The media, too, has played its part. It is easier, after all, to focus on one executive rather than 535 members of Congress. In addition, the media have amplified the president's ability to communicate directly with the voters, turning a presiding executive into a plebiscitary leader. Presidential rhetoric has become increasingly less modest; not for a modern president George Washington's public agonizing over his fitness for the job. "In their rhetoric and public behavior, modern presidents encouraged (and still encourage) [a] grandiose view of presidential capabilities by promising to protect Americans from economic dislocation, to shield them from natural disasters and all manner of hazards, and, increasingly, even to provide the moral leadership that could deliver them from spiritual malaise." For its part, the Congress has been all too happy to cede its powers – crucially, that of declaring war – to the president.

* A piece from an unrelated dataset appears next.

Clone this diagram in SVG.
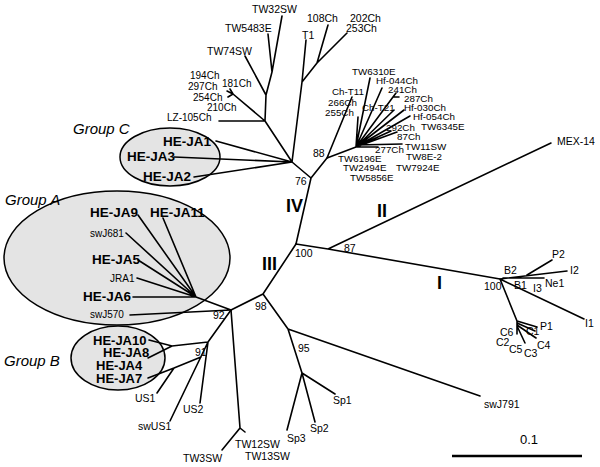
<svg xmlns="http://www.w3.org/2000/svg" width="600" height="467" viewBox="0 0 600 467">
<style>
.e{fill:#e4e4e4;stroke:#000;stroke-width:1.5}
.b{fill:none;stroke:#000;stroke-width:1.6;stroke-linecap:round;stroke-linejoin:round}
.sb{fill:none;stroke:#000;stroke-width:2.6}
text{font-family:"Liberation Sans",Arial,Helvetica,sans-serif;fill:#000}
.t{font-size:10.5px}
.s{font-size:10px}
.c{font-size:9.8px}
.h{font-size:13.5px;font-weight:bold}
.hb{font-size:13px;font-weight:bold}
.g{font-size:15px;font-style:italic}
.r{font-size:18px;font-weight:bold}
.sc{font-size:13px}
</style>
<rect width="600" height="467" fill="#fff"/>
<g id="groups">
<ellipse id="groupC-area" class="e" cx="170" cy="157" rx="50" ry="29"/>
<ellipse id="groupA-area" class="e" cx="117" cy="258" rx="113" ry="67"/>
<ellipse id="groupB-area" class="e" cx="118" cy="358" rx="47" ry="32"/>
</g>
<g id="connectors" class="b">
<path d="M296,244L311,178M311,178L327,158M311,178L292,162M292,162L265,121M265,121L219,121M265,121L233,94M233,94L227,91M233,94L228,97M233,94L230,89M265,121L266,95M266,95L245,56M266,95L272,72M272,72L282,16M272,72L268,34M292,162L302,82M302,82L306,40M302,82L317,63M317,63L328,25M317,63L347,33"/>
<path d="M292,162L216,141M292,162L174,157M292,162L194,177"/>
<path d="M327,158L352,97M327,158L356,147M356,147L370,78M356,147L382,88M356,147L393,97M393,97L396,93M393,97L399,97M356,147L358,117M356,147L394,110M356,147L404,110M356,147L410,116M356,147L391,131M356,147L397,132M357,145L402,144M357,147L378,147"/>
<path d="M296,244L328,249M328,249L551,143M328,249L500,279"/>
<path d="M500,279L567,271M527,275L552,260M503,278L544,278M500,279L584,319M500,279L517,321M517,321L537,327M517,323L535,331M517,325L536,338M517,326L525,343M517,321L517,334"/>
<path d="M296,244L263,294M263,294L231,310M263,294L288,329M288,329L480,396M288,329L302,373M302,373L335,394M302,373L315,422M302,373L287,430"/>
<path d="M231,310L196,297M196,297L138,215M196,297L163,218M196,297L126,233M196,297L138,260M196,297L137,278M196,297L133,297M231,310L130,315"/>
<path d="M231,310L240,428M240,428L222,450M240,428L236,433M240,428L245,432"/>
<path d="M231,310L208,342M208,342L172,346M172,346L149,340M172,346L148,358M208,342L170,421M201,357L174,368M174,368L148,378M174,368L157,393M208,342L200,403"/>
</g>
<g id="scalebar"><path class="sb" d="M452,456L582,456"/><text class="sc" x="520" y="444">0.1</text></g>
<g id="top-leaves" class="t">
<g id="TW32SW"><text x="252" y="13">TW32SW</text></g>
<g id="TW5483E"><text x="225" y="32">TW5483E</text></g>
<g id="TW74SW"><text x="207" y="55">TW74SW</text></g>
<g id="T1"><text x="302" y="39">T1</text></g>
<g id="n108Ch"><text x="307" y="22">108Ch</text></g>
<g id="n202Ch"><text x="350" y="22">202Ch</text></g>
<g id="n253Ch"><text x="346" y="32">253Ch</text></g>
<g id="n194Ch"><text class="s" x="190" y="79">194Ch</text></g>
<g id="n297Ch"><text class="s" x="188" y="90">297Ch</text></g>
<g id="n181Ch"><text class="s" x="222" y="87">181Ch</text></g>
<g id="n254Ch"><text class="s" x="193" y="101">254Ch</text></g>
<g id="n210Ch"><text class="s" x="207" y="111">210Ch</text></g>
<g id="LZ-105Ch"><text class="s" x="167" y="121">LZ-105Ch</text></g>
</g>
<g id="cluster-leaves" class="c">
<g id="TW6310E"><text x="352" y="75">TW6310E</text></g>
<g id="Hf-044Ch"><text x="376" y="84">Hf-044Ch</text></g>
<g id="n241Ch"><text x="388" y="93">241Ch</text></g>
<g id="n287Ch"><text x="404" y="102">287Ch</text></g>
<g id="Ch-T11"><text x="332" y="95">Ch-T11</text></g>
<g id="n266Ch"><text x="328" y="106">266Ch</text></g>
<g id="n255Ch"><text x="325" y="116">255Ch</text></g>
<g id="Ch-T21"><text x="362" y="111">Ch-T21</text></g>
<g id="Hf-030Ch"><text x="404" y="111">Hf-030Ch</text></g>
<g id="Hf-054Ch"><text x="413" y="120">Hf-054Ch</text></g>
<g id="n292Ch"><text x="386" y="131">292Ch</text></g>
<g id="TW6345E"><text x="421" y="130">TW6345E</text></g>
<g id="n87Ch"><text x="397" y="140">87Ch</text></g>
<g id="TW11SW"><text x="405" y="150">TW11SW</text></g>
<g id="n277Ch"><text x="375" y="153">277Ch</text></g>
<g id="TW8E-2"><text x="406" y="160">TW8E-2</text></g>
<g id="TW6196E"><text x="338" y="162">TW6196E</text></g>
<g id="TW2494E"><text x="343" y="171">TW2494E</text></g>
<g id="TW7924E"><text x="396" y="171">TW7924E</text></g>
<g id="TW5856E"><text x="350" y="181">TW5856E</text></g>
</g>
<g id="MEX-14" class="t"><text x="557" y="145">MEX-14</text></g>
<g id="groupC">
<text class="g" x="73" y="134">Group C</text>
<g id="HE-JA1"><text class="h" x="163" y="146">HE-JA1</text></g>
<g id="HE-JA3"><text class="h" x="127" y="161">HE-JA3</text></g>
<g id="HE-JA2"><text class="h" x="143" y="181">HE-JA2</text></g>
</g>
<g id="groupA">
<text class="g" x="5" y="205">Group A</text>
<g id="HE-JA9"><text class="h" x="90" y="217">HE-JA9</text></g>
<g id="HE-JA11"><text class="h" x="150" y="217">HE-JA11</text></g>
<g id="swJ681"><text class="s" x="90" y="237">swJ681</text></g>
<g id="HE-JA5"><text class="h" x="92" y="264">HE-JA5</text></g>
<g id="JRA1"><text class="s" x="110" y="282">JRA1</text></g>
<g id="HE-JA6"><text class="h" x="83" y="301">HE-JA6</text></g>
<g id="swJ570"><text class="s" x="90" y="318">swJ570</text></g>
</g>
<g id="groupB">
<text class="g" x="4" y="366">Group B</text>
<g id="HE-JA10"><text class="hb" x="93" y="345">HE-JA10</text></g>
<g id="HE-JA8"><text class="hb" x="103" y="357">HE-JA8</text></g>
<g id="HE-JA4"><text class="hb" x="96" y="370">HE-JA4</text></g>
<g id="HE-JA7"><text class="hb" x="96" y="383">HE-JA7</text></g>
</g>
<g id="bottom-leaves" class="t">
<g id="US1"><text x="135" y="402">US1</text></g>
<g id="swUS1"><text x="138" y="430">swUS1</text></g>
<g id="US2"><text x="183" y="413">US2</text></g>
<g id="TW3SW"><text x="183" y="462">TW3SW</text></g>
<g id="TW12SW"><text x="235" y="448">TW12SW</text></g>
<g id="TW13SW"><text x="245" y="460">TW13SW</text></g>
<g id="Sp1"><text x="333" y="404">Sp1</text></g>
<g id="Sp2"><text x="310" y="432">Sp2</text></g>
<g id="Sp3"><text x="287" y="442">Sp3</text></g>
<g id="swJ791"><text x="484" y="408">swJ791</text></g>
</g>
<g id="genotype1" class="t">
<g id="B2"><text x="504" y="274">B2</text></g>
<g id="B1"><text x="514" y="289">B1</text></g>
<g id="I3"><text x="533" y="292">I3</text></g>
<g id="Ne1"><text x="545" y="287">Ne1</text></g>
<g id="P2"><text x="552" y="258">P2</text></g>
<g id="I2"><text x="570" y="274">I2</text></g>
<g id="I1"><text x="585" y="327">I1</text></g>
<g id="P1"><text x="540" y="330">P1</text></g>
<g id="C6"><text x="500" y="336">C6</text></g>
<g id="C1"><text x="526" y="335">C1</text></g>
<g id="C2"><text x="496" y="346">C2</text></g>
<g id="C5"><text x="509" y="353">C5</text></g>
<g id="C4"><text x="537" y="349">C4</text></g>
<g id="C3"><text x="524" y="357">C3</text></g>
</g>
<g id="bootstrap" class="t">
<text x="295" y="185">76</text>
<text x="313" y="157">88</text>
<text x="295" y="257">100</text>
<text x="344" y="252">87</text>
<text x="255" y="310">98</text>
<text x="213" y="319">92</text>
<text x="195" y="356">91</text>
<text x="298" y="352">95</text>
<text x="484" y="290">100</text>
</g>
<g id="genotypes" class="r">
<text x="286" y="212">IV</text>
<text x="377" y="217">II</text>
<text x="262" y="270">III</text>
<text x="437" y="289">I</text>
</g>
</svg>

Cult of the Presidency opens a window of hope that the American tradition of skepticism – indeed, of mockery – toward those in power will return in full flower to protect the remaining vestiges of republican government. The heroic president, like every institution, is suffering from endless YouTube loops playing supposedly off-the-record gaffes and do-it-yourself parodies. Judging from the current presidential campaigns, however, where the old tropes of the president live on, that hope is small indeed.


Gerald J. Russello is a fellow of the Chesterton Institute at Seton Hall University. He is working on a book on Christopher Dawson.